Guatemalan

Judge blocks administration’s deportation of 600 Guatemalan children

President Donald Trump speaks to the press before boarding Marine One en route to the United Kingdom on the South Lawn of the White House in Washington, DC, on Tuesday. A federal court judge Thursday blocked Trump administration’s efforts to deport at least 600 Guatemalan children. Photo by Bonnie Cash/UPI | License Photo

Sept. 18 (UPI) — A federal judge on Thursday blocked the Trump administration’s efforts to deport at least 600 Guatemalan children, rejecting claims by the Department of Homeland Security that the move was an effort to reunite them with their parents.

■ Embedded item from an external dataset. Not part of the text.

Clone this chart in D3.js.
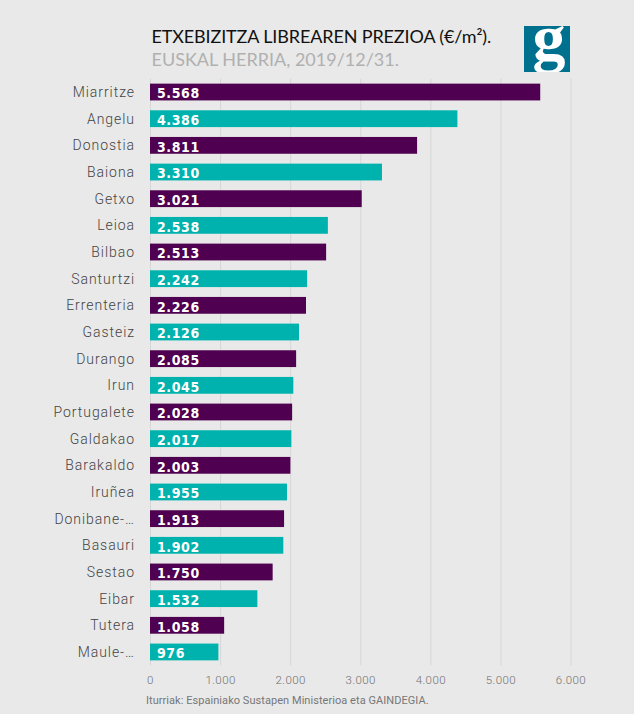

Judge Timothy Kelly of the U.S. District Court in the District of Columbia said in his ruling that the administration’s claim that it was reuniting children with their parents “crumbled like a house of cards” because “there is no evidence before the Court that the parents of these children sought their return to Guatemala.”

Kelly temporarily stopped the administration from transferring, repatriating, removing or otherwise aiding in the transport of any of the 76 Guatemalan migrant children that immigration authorities attempted to deport in the middle of the night during the Labor Day weekend.

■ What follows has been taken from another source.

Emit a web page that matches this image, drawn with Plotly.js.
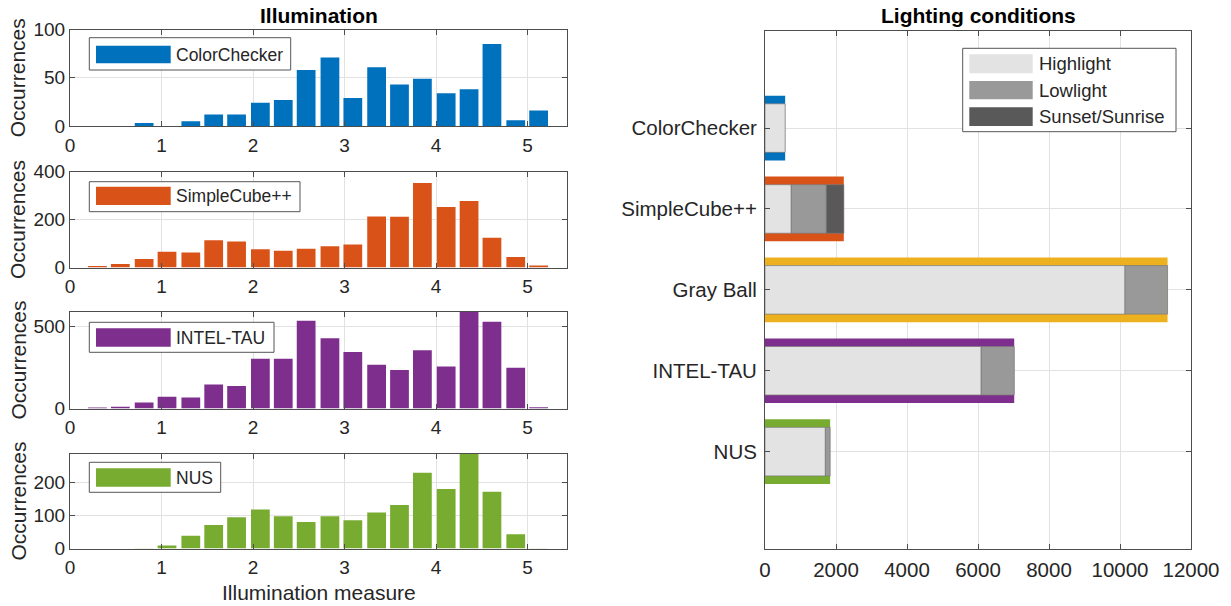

Attorneys representing the children said they were notified by federal officials late at night that they were being “repatriated,” the ruling said.

The Trump administration pushed back on Kelly’s ruling

“This judge is blocking efforts to REUNIFY CHILDREN with their families,” Tricia McLaughlin, Department of Homeland Security assistant secretary, said in a statement to NBC News. “Now these children will have to go to shelters. All just to ‘get Trump.’ This is disgraceful and immoral.”

Kelly, appointed by President Donald Trump, referenced a report from the Guatemalan attorney general’s office in response to the administration’s plan to deport more than 600 children to the country. The report said no parents had requested the return of their children.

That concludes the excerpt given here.